Monday, July 27, 2009

Explanations and Side Notes

I suppose it would be normal for a person with a blog to update it more than once a month. I apologize for not being as exciting as I should be, but I have my excuses.
-I happen to be at home for the summer on my family's dial-up internet. Seeing anything is tedious and I like to surf.
-My mother limits my time on the computer. Cause apparently I'm supposed to get stuff done.
-All the fun, cool comics and drabbles I want to put up here are on my laptop, & it's a hassle to transfer.

So, the real fun starts when school does, I promise.

In another note, I was discussing with a friend on Deviantart about the upcoming Alice in Wonderland by Tim Burton. She had a very pessimistic view, I ver optimistic. The talk got me thinking. What makes a bad movie? Is it the cast or the director? Who's fault is it?

The truth is, no one faction can ruin a movie. From my experience with production companies, it takes a village to raise a film, and everyone is usually working their tails off. There's the story department, the producers and director, pre-procuction, the cast, the art department, the effects department, post-production, and even the music. Hundreds if not thousands of people pull together to make a film, and usually, it shows. If one or two of the departments check out, the other departments have the potential to make up for it. So if a movie is bad, it means around half of the different areas are slacking off. It's not always the wardrobe department's fault the actor is horrible, but that's how it works. So, a bad movie is like bad art. Not genuine enough, not passionate enough, just not enough.

Thursday, July 2, 2009

My Apologies to Mr. Wednesday

Anyone who has spend an extended period of time talking books with me knows my favorite author is Neil Gaiman. I first encountered him while watching the extras for Mirrormask sophmore year, followed quickly by the movie Stardust later that summer. I remember thinking, who's this dry, self-depricating Brit here who knows the rules to Faerie. He is bloody awesome!

I was slowly sucked in. I remember in the seventh grade when I was introduced to J.R.R. Tolkein. I didn't even like fantasy before then. Now it's my preferred genre for writing. Freshman year I reread the Narnia Chronicles. The simplicity and honesty of Lewis' work astounded me. How someone could put that much faith and imagination into the same story was incredible. It inspired me and greatly effected my writing.

Neil's work hit me the same way. He has a very frank style of writing, like magical beings were as much a part of the mundane as doorknobs and dental floss. (For him, they probably are.) So I started reading. I started reading his blog which he is a regular updater and alot cooler than me. So, pull that up in a new tab and go. I read most of his books. (we'll get to that.) And when I couldn't read, I watched.

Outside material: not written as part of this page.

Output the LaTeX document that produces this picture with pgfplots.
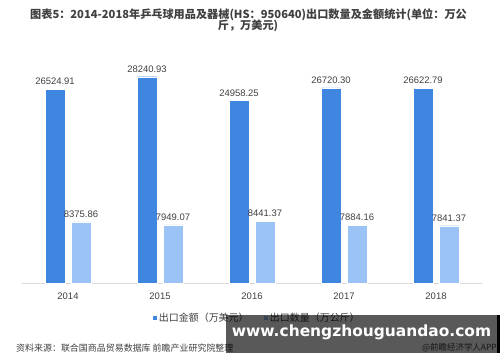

Mirrormask was an excellent introduction. The humor, the simplicity, Dave McKean's to-die-for designs, I was totally hooked. Stardust was quite a departure from Mirrormask. It was a classic fairytale, but it had a certain frankness to it that I enjoy seeing as well as writing. I read the Graveyard book next. The premise was great and Neil has really hit his stride with that baby. Then I plowed through Coraline two days before seeing the movie. It was also excellent and quirky. (I just wish I could have read it in elementary school. I could've turned out so much cooler.) This summer, I found Anansi Boys, Neverwhere, and American Gods at my local library. I was ecstatic. Neverwhere was awesome. I fell in love with London even more -if that's possible- and you know my opinions on the Marquis. Anansi boys was also wonderful. I grew up with my share of Anansi stories, as well as identifying with the perpetually embarrassed Charlie. It was exciting, yet simultaneously comfortable.

Then I started on American Gods. And here's were the apology comes in. I'm sorry, so sorry Neil, but I couldn't finish it. I feel horrible, like I let you down. But, this one didn't grab me like the others. One reason is probably the language. I didn't grow up in a swearing household, so it's always been like static in anything I watch or read. Another thing is that I serve a God who doesn't need me worship Him. He deserves it, and I'm sure He certainly appreciates it, but Adonai just wouldn't be God if he needed us for survival. It's something He's really been teaching me as I read American Gods so the story became increasingly irrelevant to me. I will be taking it back to the library and will never know how it ends.

So, pleas Mr. Gaiman, accept my apology for jumping out of Shadow's truck prematurely. It just wasn't my roadtrip. But know worries, my thanks for Mr. Gaiman far outweigh my apologies. I will be writing him a properly lengthy thank-you note complete with gift shortly. Then hopefully he can write something else and I will be happily sucked into his Faerie again.